Maybe this is silly, but we've always found it charming when famous people get nervous around other famous people. When two-time Oscar winner Sally Field arrived for our first-ever Emmy Roundtable, America Ferrera, the radiant young star of ABC's freshman hit series "Ugly Betty," stayed bolted to the floor. "I'd go up to her, but I'd just say something dumb," Ferrera said. "All I could say is 'Hi.' I mean, what do you say to Sally Field?" Fortunately, "Entourage" nominee Jeremy Piven broke the ice during the photo shoot. "Is it awkward if I do this topless?" he asked.
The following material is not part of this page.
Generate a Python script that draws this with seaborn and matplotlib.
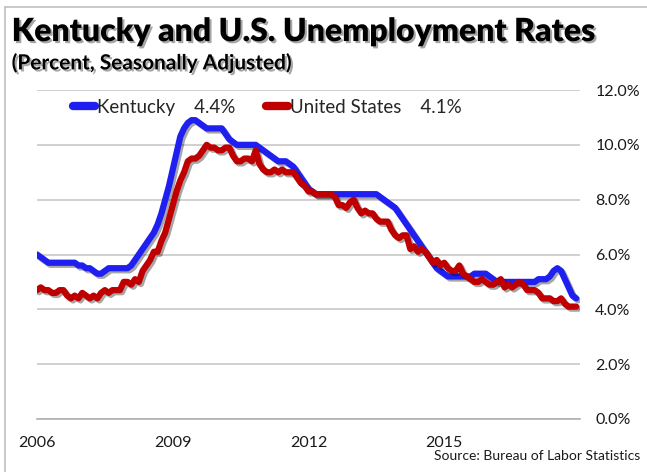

Then our five guests sat down, fully clothed, with NEWSWEEK's Devin Gordon and Marc Peyser for a two-hour conversation about success, auditions,speeches and why Masi Oka's mom won't be her son's date when the awards are handed out on Sunday night.
Since this is our first Emmy Roundtable, let ' s start with the hard stuff. Who ' s your date going to be? Jeremy, you took your mother last time, right?
JEREMY PIVEN: I did. I take her all the time.
Are you taking her again?
PIVEN: You know what? I think she's over it. She said to me, "You know, Jeremy, I think it's time for you to take someone else." So basically she turned me down. It was awkward. [Laughter]
SALLY FIELD: Maybe you'd like to take me.
PIVEN: Absolutely! We're all definitely going, right?
Sally didn ' t go once.
FIELD: I didn't.
It was the year you won for " Sybil, " though there are conflicting stories about why you didn ' t go. So what ' s the real story?
FIELD: Well, I'll tell ya. First of all, it was a very strange year because they canceled the Emmys—some weird thing happened, some kind of boycotting thing. So they invented this other award, and I got nominated for that. I went with the person I was dating at the time.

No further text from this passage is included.